Could not reproduce. Please provide at least the following information:

  • Operating system
  • Python environment and version (import sys; print(sys.version))
  • Pywikibot version (import pywikibot; print(pywikibot.__version__))
  • Relevant code or command used, including the chunk size configuration
  • Complete logs of upload attempt (VERBOSE-level or lower preferred)
  • Hash of the file that could not be uploaded

It would also be very useful if you could provide the request and response headers for the failed chunk upload, including the exact size of the chunk. Information about if the file appears in Special:UploadStash would also be helpful.

Could not reproduce. Please provide at least the following information:

  • Operating system

Ubuntu Release 18.04.5 LTS (Bionic Beaver) 64-bit

  • Python environment and version (import sys; print(sys.version))

2.7.17 (default, Sep 30 2020, 13:38:04) [GCC 7.5.0]

  • Pywikibot version (import pywikibot; print(pywikibot.__version__))

3.1.dev0

  • Relevant code or command used, including the chunk size configuration
site.upload(pywikibot.FilePage(site, 'File:' + pagetitle),
			source_filename=source_filename,
			source_url=source_url,
			comment=comment,
			text=desc,
			ignore_warnings = False,
			chunk_size = 400000,#1048576,
			#async = True,
			)
  • Complete logs of upload attempt (VERBOSE-level or lower preferred)
pywikibot.data.api.APIError: chunk-too-small: Minimum chunk size is 1,024 bytes for non-final chunks. [help:See https://commons.wikimedia.org/w/api.php for API usage. Subscribe to the mediawiki-api-announce mailing list at <https://lists.wikimedia.org/mailman/listinfo/mediawiki-api-announce> for notice of API deprecations and breaking changes.]
  • Hash of the file that could not be uploaded

Test file is https://www.legislation.gov.uk/ukpga/1844/61/pdfs/ukpga_18440061_en.pdf

It would also be very useful if you could provide the request and response headers for the failed chunk upload, including the exact size of the chunk. Information about if the file appears in Special:UploadStash would also be helpful.

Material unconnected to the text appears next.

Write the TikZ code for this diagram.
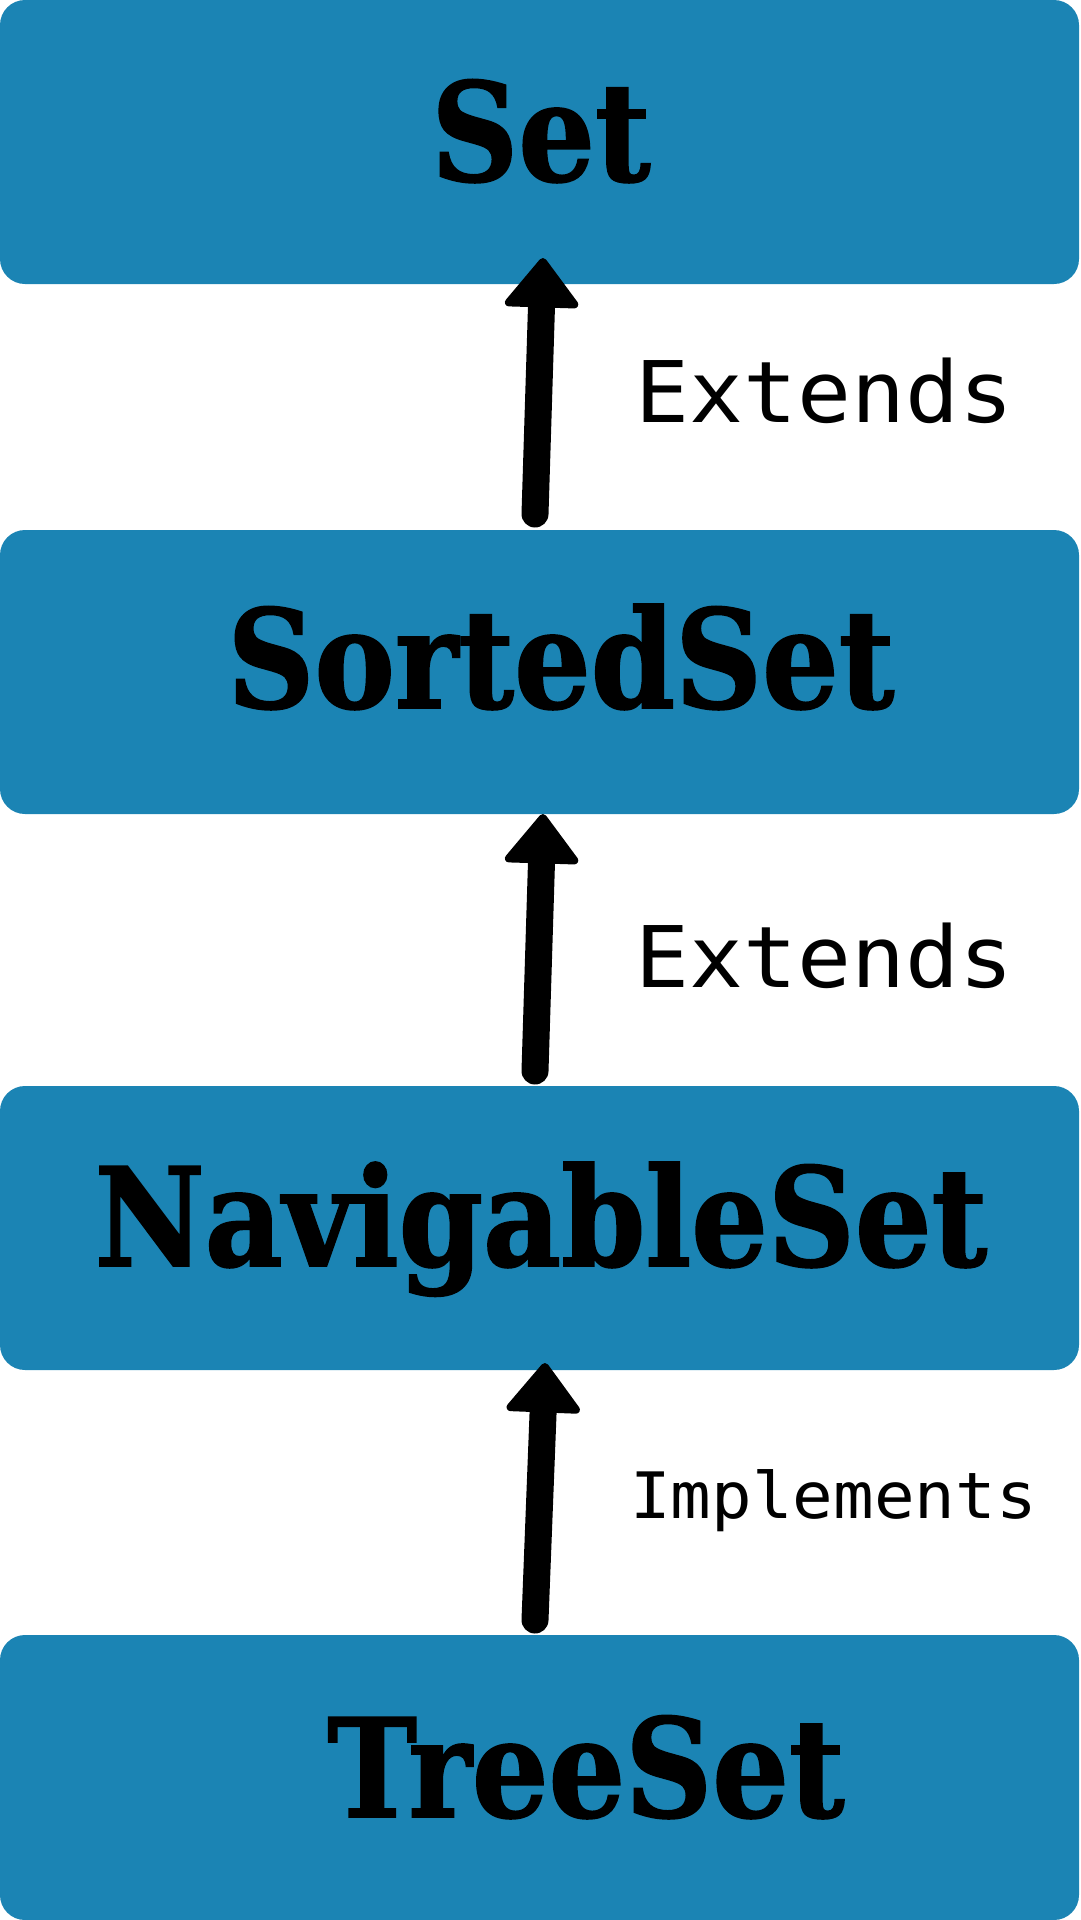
\documentclass[tikz,border=0pt]{standalone}
\usepackage{fontspec}
\usetikzlibrary{arrows.meta,calc}
\newfontfamily\boxfont[FakeStretch=0.88,FakeBold=1.2,UprightFont=*,BoldFont=* Bold]{DejaVu Serif}
\newfontfamily\lblfont[FakeStretch=1.055]{DejaVu Sans Mono}
\definecolor{boxblue}{RGB}{27,132,180}
\tikzset{
  setbox/.style={fill=boxblue,draw=none,rounded corners=25pt,minimum width=1079pt,inner sep=0pt,outer sep=0pt},
  boxtext/.style={anchor=base,inner sep=0pt,font=\boxfont\bfseries\fontsize{137}{140}\selectfont},
  relbig/.style={anchor=base west,inner sep=0pt,font=\lblfont\fontsize{85}{90}\selectfont},
  relsmall/.style={anchor=base west,inner sep=0pt,font=\lblfont\fontsize{64}{70}\selectfont},
  arr/.style={line width=27pt,line cap=round,-{Triangle[width=80pt,length=52pt,line width=8pt,round]}}
}
\begin{document}
\begin{tikzpicture}[x=1pt,y=-1pt]
\useasboundingbox (0,0) rectangle (1080,1920);
\node[setbox,minimum height=284pt] (b1) at (539.5,142) {};
\node[setbox,minimum height=284pt] (b2) at (539.5,672) {};
\node[setbox,minimum height=284pt] (b3) at (539.5,1228) {};
\node[setbox,minimum height=285pt] (b4) at (539.5,1777.5) {};
\node[boxtext] (t1) at (541,181) {Set};
\node[boxtext] (t2) at (561,708) {SortedSet};
\node[boxtext] (t3) at (541,1266) {NavigableSet};
\node[boxtext] (t4) at (586,1817) {TreeSet};
\draw[arr] ($(b2.north)+(-4.5,-16)$) -- ($(b1.south)+(3.5,-26)$);
\draw[arr] ($(b3.north)+(-4.5,-15)$) -- ($(b2.south)+(3.5,0)$);
\draw[arr] ($(b4.north)+(-4.5,-15)$) -- ($(b3.south)+(5.5,-7)$);
\node[relbig] (l1) at (635,422) {Extends};
\node[relbig] (l2) at (635,987) {Extends};
\node[relsmall] (l3) at (630,1518) {Implements};
\end{tikzpicture}
\end{document}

Can't recall how to dig out the WMF server stash log. This upload was under User:Fæ and would have been at 2020-10-25 10:37 UK time.

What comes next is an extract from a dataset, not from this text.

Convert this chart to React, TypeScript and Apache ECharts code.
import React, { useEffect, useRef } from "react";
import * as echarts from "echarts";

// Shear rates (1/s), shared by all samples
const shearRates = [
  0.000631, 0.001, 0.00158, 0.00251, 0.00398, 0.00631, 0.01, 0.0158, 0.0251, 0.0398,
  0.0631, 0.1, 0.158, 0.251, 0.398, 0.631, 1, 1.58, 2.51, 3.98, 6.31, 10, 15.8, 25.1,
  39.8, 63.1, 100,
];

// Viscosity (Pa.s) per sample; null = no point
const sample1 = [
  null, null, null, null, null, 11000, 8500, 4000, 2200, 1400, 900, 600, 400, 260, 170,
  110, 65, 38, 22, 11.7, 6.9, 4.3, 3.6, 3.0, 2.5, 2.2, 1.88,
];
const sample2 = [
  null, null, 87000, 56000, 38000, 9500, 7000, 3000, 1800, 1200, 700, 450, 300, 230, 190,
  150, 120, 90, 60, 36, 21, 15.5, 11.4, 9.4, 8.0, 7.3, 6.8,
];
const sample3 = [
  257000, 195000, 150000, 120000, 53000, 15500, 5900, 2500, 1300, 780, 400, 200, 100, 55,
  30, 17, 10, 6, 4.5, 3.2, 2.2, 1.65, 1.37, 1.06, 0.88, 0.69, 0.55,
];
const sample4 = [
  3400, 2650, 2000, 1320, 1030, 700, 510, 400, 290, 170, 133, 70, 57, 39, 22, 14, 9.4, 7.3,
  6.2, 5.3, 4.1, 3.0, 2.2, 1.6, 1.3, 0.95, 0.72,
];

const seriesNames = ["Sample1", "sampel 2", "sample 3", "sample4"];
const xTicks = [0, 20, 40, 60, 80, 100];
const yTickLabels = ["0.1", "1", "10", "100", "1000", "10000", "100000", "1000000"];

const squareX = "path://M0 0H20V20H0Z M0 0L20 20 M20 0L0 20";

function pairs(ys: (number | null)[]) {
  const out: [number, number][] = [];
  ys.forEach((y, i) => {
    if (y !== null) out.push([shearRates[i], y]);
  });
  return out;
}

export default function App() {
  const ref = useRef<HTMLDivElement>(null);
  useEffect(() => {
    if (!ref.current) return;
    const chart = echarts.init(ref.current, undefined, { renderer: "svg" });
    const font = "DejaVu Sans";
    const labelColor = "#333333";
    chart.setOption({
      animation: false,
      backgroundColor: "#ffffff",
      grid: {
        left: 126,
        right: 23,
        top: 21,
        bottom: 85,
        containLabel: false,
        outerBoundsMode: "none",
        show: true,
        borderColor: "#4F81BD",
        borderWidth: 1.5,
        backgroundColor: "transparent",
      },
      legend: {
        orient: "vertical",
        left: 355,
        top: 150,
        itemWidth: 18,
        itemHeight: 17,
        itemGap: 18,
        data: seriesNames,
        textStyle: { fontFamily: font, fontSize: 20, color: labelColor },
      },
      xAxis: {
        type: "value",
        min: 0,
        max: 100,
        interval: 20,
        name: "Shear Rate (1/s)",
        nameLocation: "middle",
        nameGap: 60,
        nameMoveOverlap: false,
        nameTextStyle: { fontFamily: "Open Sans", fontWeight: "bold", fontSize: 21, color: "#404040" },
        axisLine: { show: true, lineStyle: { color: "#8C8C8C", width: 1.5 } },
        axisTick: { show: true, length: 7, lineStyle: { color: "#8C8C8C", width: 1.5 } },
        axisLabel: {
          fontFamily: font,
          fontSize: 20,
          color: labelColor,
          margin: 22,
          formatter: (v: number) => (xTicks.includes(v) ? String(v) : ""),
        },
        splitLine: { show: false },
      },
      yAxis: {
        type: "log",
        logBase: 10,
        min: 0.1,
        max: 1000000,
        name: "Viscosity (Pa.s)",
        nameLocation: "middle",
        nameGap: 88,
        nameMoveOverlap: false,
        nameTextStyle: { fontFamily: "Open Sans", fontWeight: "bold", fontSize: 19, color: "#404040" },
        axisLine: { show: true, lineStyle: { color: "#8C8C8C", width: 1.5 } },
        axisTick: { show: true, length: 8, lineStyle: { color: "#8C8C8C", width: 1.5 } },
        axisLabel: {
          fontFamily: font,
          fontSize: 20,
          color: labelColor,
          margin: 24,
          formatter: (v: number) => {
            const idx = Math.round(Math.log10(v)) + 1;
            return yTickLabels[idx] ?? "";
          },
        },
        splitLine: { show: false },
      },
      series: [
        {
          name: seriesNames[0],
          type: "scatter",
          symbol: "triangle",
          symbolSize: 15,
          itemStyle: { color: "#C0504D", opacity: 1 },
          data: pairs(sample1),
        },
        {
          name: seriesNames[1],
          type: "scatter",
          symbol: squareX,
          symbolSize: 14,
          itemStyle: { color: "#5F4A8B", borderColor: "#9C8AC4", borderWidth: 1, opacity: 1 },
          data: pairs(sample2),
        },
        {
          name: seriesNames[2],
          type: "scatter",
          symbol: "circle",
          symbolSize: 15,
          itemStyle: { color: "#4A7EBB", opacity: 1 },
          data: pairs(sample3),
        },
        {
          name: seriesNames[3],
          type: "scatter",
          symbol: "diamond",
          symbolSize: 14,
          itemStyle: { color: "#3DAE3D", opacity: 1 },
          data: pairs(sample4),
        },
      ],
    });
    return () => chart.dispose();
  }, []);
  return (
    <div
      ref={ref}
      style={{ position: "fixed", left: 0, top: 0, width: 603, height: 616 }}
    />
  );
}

@Fae, I proposed a fix/hack at T132676.
As you have several cases, I would appreciate if you could use it and provide feedback.

As my 'personal' work-around, just for UK legislation PDFs that the API flags with chunk-too-small and fails on a second upload, the pdf is trimmed of the final byte and re-attempted. In my view this is a terrible hack rather than a fix.

However, this initially appears to be working with the files both uploading and displaying successfully, though it may later cause unpredictable errors as it's hardly an intelligent fix. Ref to this category for examples.

Code snippet:

rec = uptry(local, fn, dd, comment, False)
if rec in ['chunk-too-small']:
	print "Chunk-too-small, so trying trimming off 1 byte"
	with open(local, 'rb+') as filehandle:
		filehandle.seek(-1, os.SEEK_END)
		filehandle.truncate()
	rec = uptry(local, fn, dd + "\n[[Category:Work around of byte trimmed for chunk-too-small API error]]", comment, False)

I think a better workaround, if it works, is to use source_url in site.upload().
It delegates to API the task of fetching the file. If it works, the file is hopefully the original.
See https://en.wikisource.org/w/api.php?action=help&modules=upload

I think a better workaround, if it works, is to use source_url in site.upload().
It delegates to API the task of fetching the file. If it works, the file is hopefully the original.
See https://en.wikisource.org/w/api.php?action=help&modules=upload

That can only happen when T265690 is complete.